Task directions: Look through the lines of the material and count those containing "this". Give that count alone.
^^^^^^^^
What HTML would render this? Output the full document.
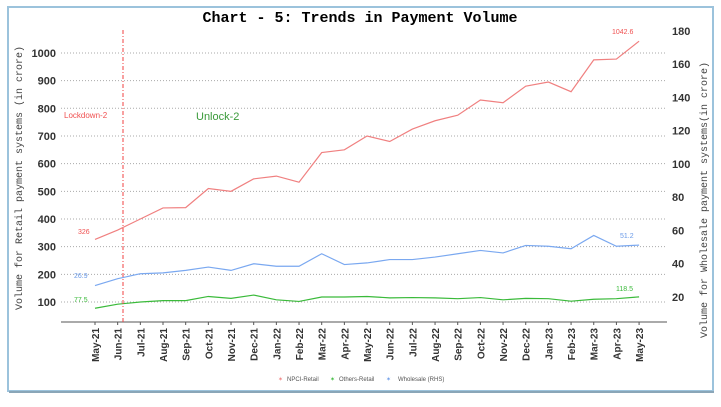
<!DOCTYPE html>
<html><head><meta charset="utf-8"><style>
body{margin:0;background:#fff;width:721px;height:402px;overflow:hidden}
</style></head><body>
<svg id="s" width="721" height="402" xmlns="http://www.w3.org/2000/svg" font-family="Liberation Sans, sans-serif">
<rect x="0" y="0" width="721" height="402" fill="#fff"/>
<rect x="8" y="7" width="705" height="384" fill="none" stroke="#9cc3dc" stroke-width="2"/>
<line x1="9" y1="392" x2="714" y2="392" stroke="#8aa6b8" stroke-width="2"/>
<text x="360" y="22" text-anchor="middle" font-family="Liberation Mono, monospace" font-weight="bold" font-size="15">Chart - 5: Trends in Payment Volume</text>
<g id="g"></g>
<line x1="61" y1="322" x2="667" y2="322" stroke="#555" stroke-width="1"/>
<line x1="123" y1="30" x2="123" y2="322" stroke="#f04040" stroke-dasharray="4,2,1,2" stroke-width="1"/>
<text x="64" y="118" font-size="8" fill="#f05050">Lockdown-2</text>
<text x="196" y="120" font-size="11" fill="#3a9a3a">Unlock-2</text>
<text transform="translate(22,178) rotate(-90)" text-anchor="middle" font-family="Liberation Mono, monospace" font-size="10" fill="#444">Volume for Retail payment systems (in crore)</text>
<text transform="translate(707,200) rotate(-90)" text-anchor="middle" font-family="Liberation Mono, monospace" font-size="10" fill="#444">Volume for Wholesale payment systems(in crore)</text>
<text x="78" y="234" font-size="7" fill="#f05050">326</text>
<text x="74" y="278" font-size="7" fill="#6a9ae8">26.9</text>
<text x="74" y="302" font-size="7" fill="#3aba3a">77.5</text>
<text x="612" y="34" font-size="7" fill="#f05050">1042.6</text>
<text x="620" y="238" font-size="7" fill="#6a9ae8">51.2</text>
<text x="616" y="291" font-size="7" fill="#3aba3a">118.5</text>
<g font-size="6" fill="#555">
<text x="278" y="381" fill="#f08080">✶</text><text x="287" y="381">NPCI-Retail</text>
<text x="330" y="381" fill="#3aba3a">✶</text><text x="339" y="381">Others-Retail</text>
<text x="386" y="381" fill="#6a9ae8">✶</text><text x="398" y="381">Wholesale (RHS)</text>
</g>
</svg>
<script>
var g=document.getElementById('g'),h='';
function yl(v){return 302-(v-100)*0.2767}
function yr(v){return 297-(v-20)*1.663}
for(var v=100;v<=1000;v+=100){h+='<line x1="61" x2="667" y1="'+yl(v)+'" y2="'+yl(v)+'" stroke="#aaa" stroke-dasharray="1,2"/>';
h+='<text x="56" y="'+(yl(v)+4)+'" text-anchor="end" font-size="11" font-weight="bold" fill="#333">'+v+'</text>';}
for(var v=20;v<=180;v+=20){h+='<text x="672" y="'+(yr(v)+4)+'" font-size="11" font-weight="bold" fill="#333">'+v+'</text>';}
var m=['May-21','Jun-21','Jul-21','Aug-21','Sep-21','Oct-21','Nov-21','Dec-21','Jan-22','Feb-22','Mar-22','Apr-22','May-22','Jun-22','Jul-22','Aug-22','Sep-22','Oct-22','Nov-22','Dec-22','Jan-23','Feb-23','Mar-23','Apr-23','May-23'];
function x(i){return 95+i*22.67}
m.forEach(function(t,i){h+='<line x1="'+x(i)+'" x2="'+x(i)+'" y1="322" y2="325" stroke="#555"/><text transform="translate('+(x(i)+4)+',328) rotate(-90)" text-anchor="end" font-size="10" font-weight="bold" fill="#333">'+t+'</text>';});
var n=[326,360,400,440,441,510,500,545,555,533,640,650,700,680,725,755,775,830,820,880,895,860,975,978,1042.6];
var o=[77.5,92,100,105,105,120,113,125,108,102,118,118,120,115,116,115,112,116,108,113,112,103,110,112,118.5];
var w=[26.9,31,34,34.5,36,38,36,40,38.5,38.5,46,39.5,40.5,42.5,42.5,44,46,48,46.5,51,50.5,49,57,50.5,51.2];
function pl(a,f,c){return '<polyline fill="none" stroke="'+c+'" stroke-width="1.2" points="'+a.map(function(v,i){return x(i)+','+f(v)}).join(' ')+'"/>'}
h+=pl(n,yl,'#f08080')+pl(o,yl,'#3aba3a')+pl(w,yr,'#7aa8f0');
g.innerHTML=h;
</script>
</body></html>
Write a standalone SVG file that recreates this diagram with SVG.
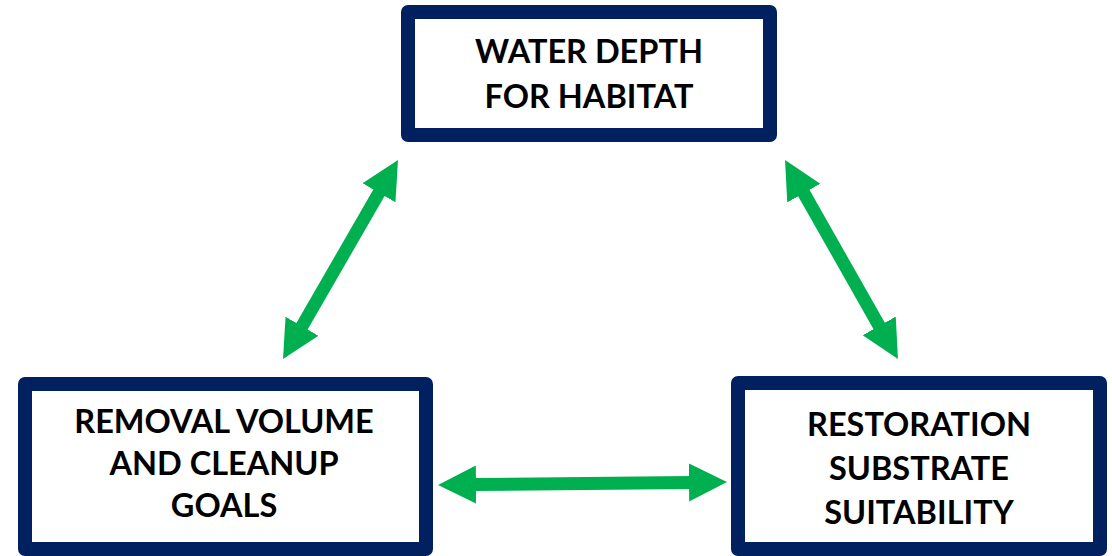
^^^^^^^^
Complete answer: 2